Bezaubernder Zorn
Es ist ja nicht so, dass ihr Lied auf Anhieb ins Ohr fließt: Hersiana Matmuja überzeugt in erster Linie durch ihre kräftige, klare und leicht metallisch anmutende Stimme. Hersiana, die in Kopenhagen unter dem Namen “Hersi” auftreten wird, hat Ende des voriges Jahres die albanische Vorentscheidung gewonnen – völlig zurecht mit dem Dreiminutendrama “Zemërimi i një nate”.
Mit elektrogitarrenlastigem Auftakt organisiert das Lied quasi Aufmerksamkeit, ehe es etwas ruhiger wird und durch der Interpretin Stimme sicher getragen wird. Für Frau Matmuja ist es der vierte Versuch (inklusive Newcomerkategorie) beim Festivali i Këngës. Nun hat sie eigenen Worten zufolge endlich geschafft, was ihr seit Kindertagen vorschwebte und ihren Ehrgeiz überhaupt ausmachte: Albanien international beim ESC zu repräsentieren.
Über die albanische Vorentscheidung näher zu berichten ist müßig: Es war einmal mehr eine Veranstaltung voller Bizarrerien – und erstaunlicherweise hat die richtige Kandidatin gewonnen. Und zwar im Hinblick auf den für mich wichtigsten Maßstab des ESC, vor allem des kommenden: Qualität soll das Wichtigste sein. Nun ist es mit diesem Kriterium so eine Sache: Die einen sagen so, die anderen so. Die einen sind fast nie zufrieden mit einem Festivalresultat, mäkeln an diesem und jenem. Seitens der Interpreten (auf deren Performances es immer ankommt, sie können aus einem mäßigen Lied Triumphales machen oder auch Desaströses) ist es ebenso.
Sandie Shaw wäre 1967 mit jedem anderen Lied gerne nach Wien in die Hofburg gereist, aber es war “Puppet On A String”, das ihr zuerkannt wurde. Dass es haushoch den Grand Prix Eurovision gewann, irritierte sie am meisten. Andere Sänger und Sängerinnen hatten mit gleichen Problemen zu tun: “Waterloo” von Abba war 1974 ein Act, der Geschichte schrieb – aber “Ring Ring”, ausgeschieden in der schwedischen Vorentscheidung 1973, war vermutlich das bessere Lied mit stärkerer Qualität. Interpreten hadern oft mit der Schlichtheit dessen, was sie zu singen haben: Abba, um am Beispiel zu bleiben, strickten “Ring Ring” nach amerikanischem Phil-Spector-Muster als “Sound of Walls”, als unüberwindliche, als bezwingende Klangmauer.
Will sagen: Was Qualität hat und was nicht, hängt immer auch vom Betrachter ab.

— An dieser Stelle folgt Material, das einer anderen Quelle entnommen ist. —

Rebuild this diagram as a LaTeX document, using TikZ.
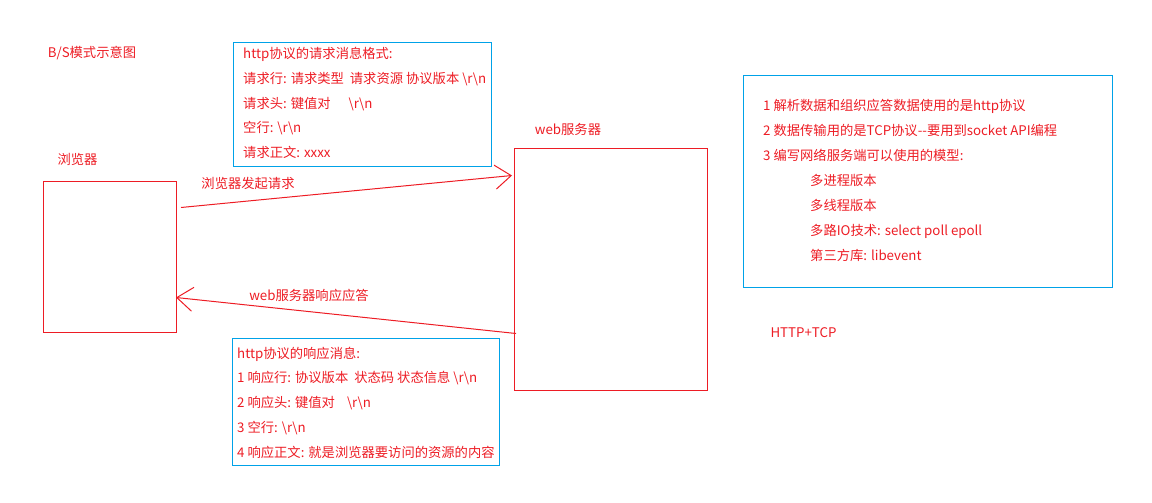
\documentclass[tikz,border=0pt]{standalone}
\usepackage{fontspec}
\setmainfont{Noto Sans CJK SC}
\usepackage{tikz}
\usetikzlibrary{positioning}
\usetikzlibrary{arrows.meta}
\definecolor{paintred}{HTML}{ED1C24}
\definecolor{paintblue}{HTML}{00A2E8}
\newcommand{\crlfmark}{\textbackslash r\textbackslash n}

\begin{document}
\begin{tikzpicture}
	[
		x = 1pt, y = -1pt,
		every node/.style = {inner sep = 0pt, text = paintred, font = \fontsize{13.3}{24.75}\selectfont},
		host/.style = {rectangle, draw = paintred, line width = 1pt, anchor = north west},
		msgbox/.style = {rectangle, draw = paintblue, line width = 1pt, anchor = north west},
		msgtext/.style = {align = left},
		link/.style = {draw = paintred, line width = 1pt, -{Straight Barb[length = 16pt, width = 24pt]}},
	]
	\useasboundingbox (0,0) rectangle (1152,503);
	\node (title) at (92,53) {B/S模式示意图};
	\node (browser) [host, minimum width = 133pt, minimum height = 151pt] at (43,181) {};
	\node (server) [host, minimum width = 193pt, minimum height = 242pt] at (514,148) {};
	\node (browserlabel) at (77.5,159) {浏览器};
	\node (serverlabel) at (568,129) {web服务器};
	% request format
	\node (reqbox) [msgbox, minimum width = 258pt, minimum height = 124pt] at (233,42) {};
	\node (reqtext) [msgtext, below right = 5pt and 10pt of reqbox.north west]
		{http协议的请求消息格式:\\
		请求行: 请求类型\ \ 请求资源 协议版本 \crlfmark\\
		请求头: 键值对\hspace{18pt}\crlfmark\\
		空行: \crlfmark\\
		请求正文: xxxx};
	% response format
	\node (respbox) [msgbox, minimum width = 267pt, minimum height = 127pt] at (232,338) {};
	\node (resptext) [msgtext, below right = 8.5pt and 5pt of respbox.north west]
		{http协议的响应消息:\\
		1 响应行: 协议版本\hspace{6pt}状态码 状态信息 \crlfmark\\
		2 响应头: 键值对\hspace{12pt}\crlfmark\\
		3 空行: \crlfmark\\
		4 响应正文: 就是浏览器要访问的资源的内容};
	% notes
	\node (notebox) [msgbox, minimum width = 369pt, minimum height = 212pt] at (743,75) {};
	\node (notetext) [msgtext, font = \fontsize{13.3}{25}\selectfont, below right = 24pt and 20pt of notebox.north west]
		{1 解析数据和组织应答数据使用的是http协议\\
		2 数据传输用的是TCP协议-{}-要用到socket API编程\\
		3 编写网络服务端可以使用的模型:\\
		\hspace*{47pt}多进程版本\\
		\hspace*{47pt}多线程版本\\
		\hspace*{47pt}多路IO技术: select poll epoll\\
		\hspace*{47pt}第三方库: libevent};
	\node (protocol) at (803.5,333) {HTTP+TCP};
	% request and response
	\draw [link] ([shift = {(4,-49.5)}]browser.east) -- ([shift = {(-2,-94)}]server.west);
	\node (reqlabel) at (248,183) {浏览器发起请求};
	\draw [link] ([shift = {(2,64)}]server.west) -- ([shift = {(-1,40.5)}]browser.east);
	\node (resplabel) at (309,295) {web服务器响应应答};
\end{tikzpicture}
\end{document}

Ob also ein Lied nicht nur simpel-schrummelnd daherkommt, ob es das Publikum auf mehr als übergriffige Hau-drauf-Art verführen will – das zu beurteilen ist bei jedem anders und bleibt es auch. Das albanische ESC-Lied für Kopenhagen wird nicht gewinnen, für einen Sieg ist es nicht eingängig genug. Nicht so wie Marija Serifovic, die mit “Molitva” bei ihrem Sieg in der serbischen Vorentscheidung 2007 auch nicht gerade das Publikum in ihren Bann zog. Erst in Helsinki war das Lied so rund dargeboten, dass es nur ein erster Platz werden konnte.
Um mich schon mal ein wenig aus dem Fenster zu hängen: ”Zemërimi i një nate” (“Eines Nachts Zorn”) wird ins Finale kommen und dort einen sehr guten Platz belegen können. Das legt einfach schon die Stimme der Interpretin nahe: Die ist nicht auf Niedlichkeit getrimmt, nicht auf vordergründigen Sex-Appeal oder auf die Illustration von Gefälligkeit. Dieses Lied gehört jetzt schon zu den Highlights einer hoffentlich guten Saison. Freitag geht es mit der Vorentscheidung in Weißrussland weiter.